#### [WRITTEN TASK]
Give again, word for word, the lines below that run from the line with "Clone this diagram in TikZ." through the line with "anchor=base west]". Drop the pictures.

#### [SOURCE RECORDS]
_ _ _

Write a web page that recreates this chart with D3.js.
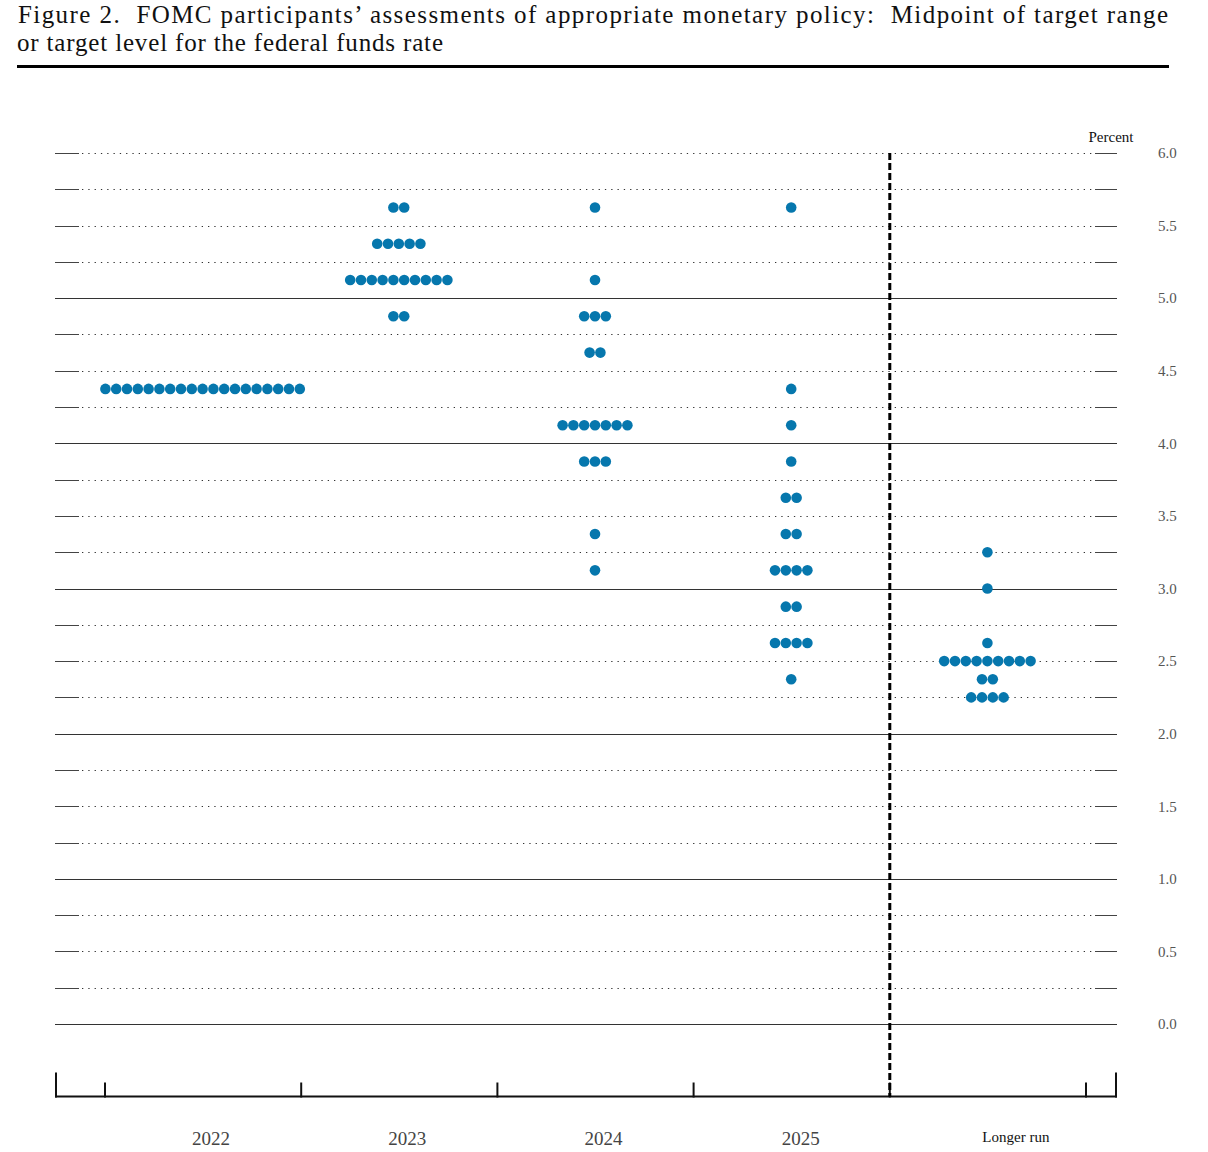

_ _ _

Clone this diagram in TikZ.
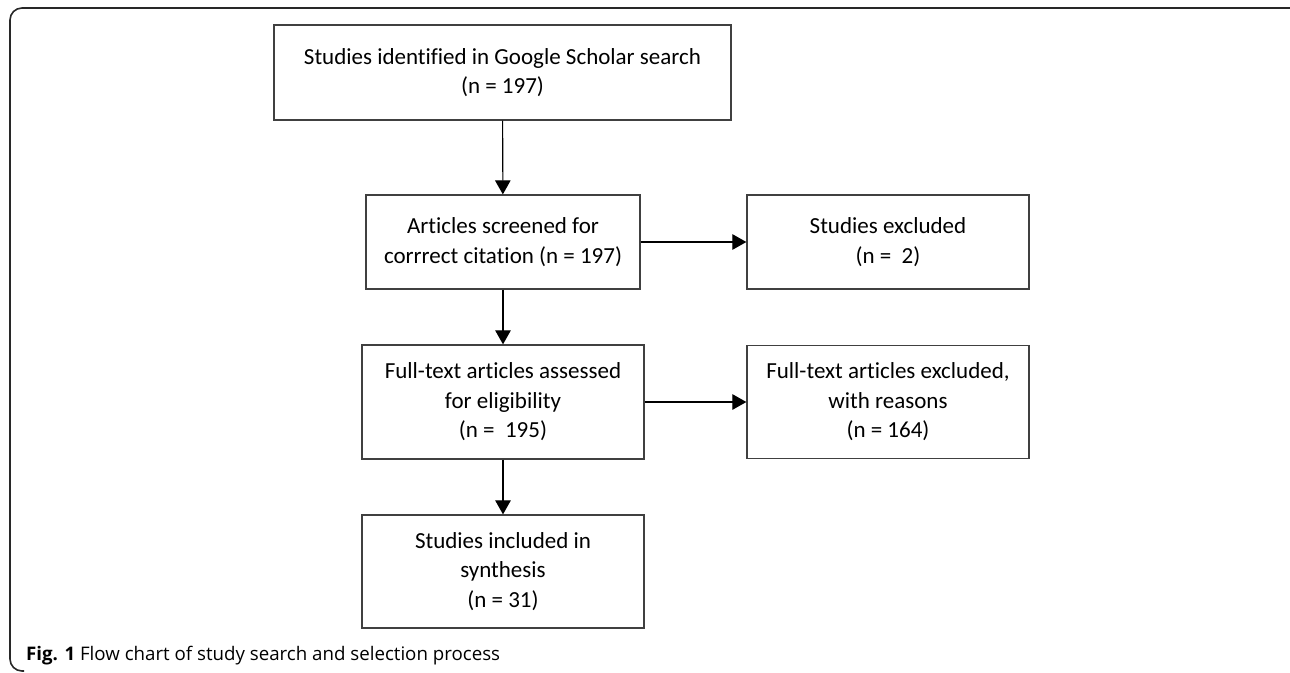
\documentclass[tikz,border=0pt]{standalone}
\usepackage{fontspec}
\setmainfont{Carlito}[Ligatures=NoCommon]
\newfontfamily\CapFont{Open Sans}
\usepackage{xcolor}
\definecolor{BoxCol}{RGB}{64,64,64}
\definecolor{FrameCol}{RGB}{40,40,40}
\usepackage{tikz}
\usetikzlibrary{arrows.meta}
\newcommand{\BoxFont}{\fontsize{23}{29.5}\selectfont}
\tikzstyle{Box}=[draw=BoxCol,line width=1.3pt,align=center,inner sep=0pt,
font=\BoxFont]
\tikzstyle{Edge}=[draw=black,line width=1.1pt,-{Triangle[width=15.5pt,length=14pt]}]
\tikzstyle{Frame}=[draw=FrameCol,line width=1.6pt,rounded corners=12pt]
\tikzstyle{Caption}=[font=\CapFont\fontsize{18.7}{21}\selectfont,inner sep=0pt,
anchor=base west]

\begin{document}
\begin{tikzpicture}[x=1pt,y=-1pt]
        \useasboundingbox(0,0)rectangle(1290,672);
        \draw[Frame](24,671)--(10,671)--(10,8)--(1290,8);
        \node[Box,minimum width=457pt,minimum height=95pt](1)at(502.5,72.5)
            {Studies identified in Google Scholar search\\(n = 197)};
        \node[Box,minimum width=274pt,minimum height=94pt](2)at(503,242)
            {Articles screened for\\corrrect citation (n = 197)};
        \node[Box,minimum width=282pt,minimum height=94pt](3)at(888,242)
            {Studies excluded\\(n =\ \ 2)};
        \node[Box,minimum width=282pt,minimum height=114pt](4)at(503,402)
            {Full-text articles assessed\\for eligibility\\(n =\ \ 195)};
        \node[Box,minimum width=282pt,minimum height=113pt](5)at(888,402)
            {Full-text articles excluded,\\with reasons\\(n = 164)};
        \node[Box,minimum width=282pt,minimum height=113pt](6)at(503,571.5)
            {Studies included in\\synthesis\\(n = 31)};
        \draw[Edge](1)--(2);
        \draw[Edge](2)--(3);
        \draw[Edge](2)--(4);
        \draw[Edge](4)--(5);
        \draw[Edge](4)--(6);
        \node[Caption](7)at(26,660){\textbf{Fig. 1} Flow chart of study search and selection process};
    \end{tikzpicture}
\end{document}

_ _ _

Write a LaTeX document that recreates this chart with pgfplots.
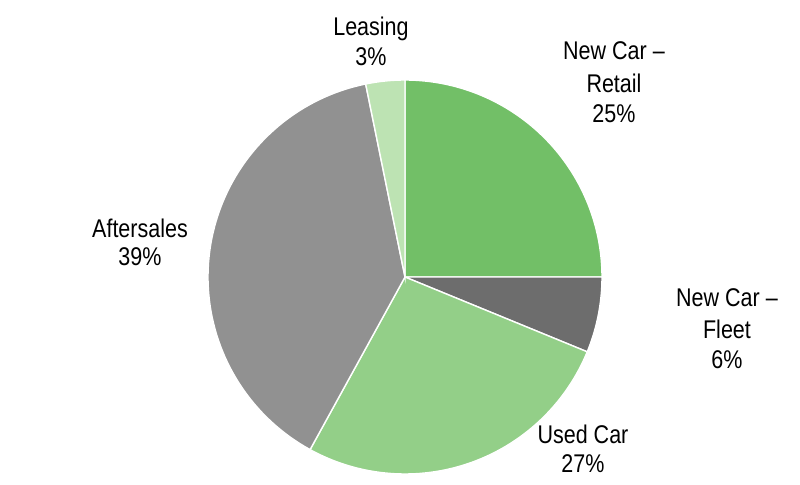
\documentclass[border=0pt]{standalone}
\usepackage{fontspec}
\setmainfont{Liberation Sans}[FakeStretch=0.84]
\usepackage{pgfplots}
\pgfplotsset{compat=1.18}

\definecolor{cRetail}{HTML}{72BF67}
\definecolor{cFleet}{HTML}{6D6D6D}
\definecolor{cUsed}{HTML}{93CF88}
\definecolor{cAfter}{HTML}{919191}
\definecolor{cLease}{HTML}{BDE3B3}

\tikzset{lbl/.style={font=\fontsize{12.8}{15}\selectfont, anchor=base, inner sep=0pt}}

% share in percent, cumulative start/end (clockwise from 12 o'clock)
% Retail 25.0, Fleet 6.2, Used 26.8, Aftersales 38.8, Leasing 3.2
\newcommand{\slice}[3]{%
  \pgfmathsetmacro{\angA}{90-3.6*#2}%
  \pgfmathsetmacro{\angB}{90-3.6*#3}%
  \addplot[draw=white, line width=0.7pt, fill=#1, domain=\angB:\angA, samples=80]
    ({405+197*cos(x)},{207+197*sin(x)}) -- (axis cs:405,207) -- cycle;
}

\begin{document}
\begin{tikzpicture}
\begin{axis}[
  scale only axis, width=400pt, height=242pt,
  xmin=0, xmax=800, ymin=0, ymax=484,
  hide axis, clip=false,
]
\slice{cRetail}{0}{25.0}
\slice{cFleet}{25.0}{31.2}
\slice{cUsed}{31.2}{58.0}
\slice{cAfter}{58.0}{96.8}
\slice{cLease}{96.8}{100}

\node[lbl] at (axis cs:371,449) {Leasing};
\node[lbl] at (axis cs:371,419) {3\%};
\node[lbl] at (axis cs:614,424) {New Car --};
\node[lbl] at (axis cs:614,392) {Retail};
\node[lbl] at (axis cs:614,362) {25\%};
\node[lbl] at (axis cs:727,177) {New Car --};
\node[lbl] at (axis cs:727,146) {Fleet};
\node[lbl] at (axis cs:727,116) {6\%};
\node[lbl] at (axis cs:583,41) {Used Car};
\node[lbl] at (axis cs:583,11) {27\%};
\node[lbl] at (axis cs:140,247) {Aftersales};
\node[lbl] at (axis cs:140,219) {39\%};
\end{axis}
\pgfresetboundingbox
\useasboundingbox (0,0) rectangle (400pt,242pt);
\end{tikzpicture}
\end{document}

_ _ _

#### [ANSWER TO THE TASK]
Clone this diagram in TikZ.
\documentclass[tikz,border=0pt]{standalone}
\usepackage{fontspec}
\setmainfont{Carlito}[Ligatures=NoCommon]
\newfontfamily\CapFont{Open Sans}
\usepackage{xcolor}
\definecolor{BoxCol}{RGB}{64,64,64}
\definecolor{FrameCol}{RGB}{40,40,40}
\usepackage{tikz}
\usetikzlibrary{arrows.meta}
\newcommand{\BoxFont}{\fontsize{23}{29.5}\selectfont}
\tikzstyle{Box}=[draw=BoxCol,line width=1.3pt,align=center,inner sep=0pt,
font=\BoxFont]
\tikzstyle{Edge}=[draw=black,line width=1.1pt,-{Triangle[width=15.5pt,length=14pt]}]
\tikzstyle{Frame}=[draw=FrameCol,line width=1.6pt,rounded corners=12pt]
\tikzstyle{Caption}=[font=\CapFont\fontsize{18.7}{21}\selectfont,inner sep=0pt,
anchor=base west]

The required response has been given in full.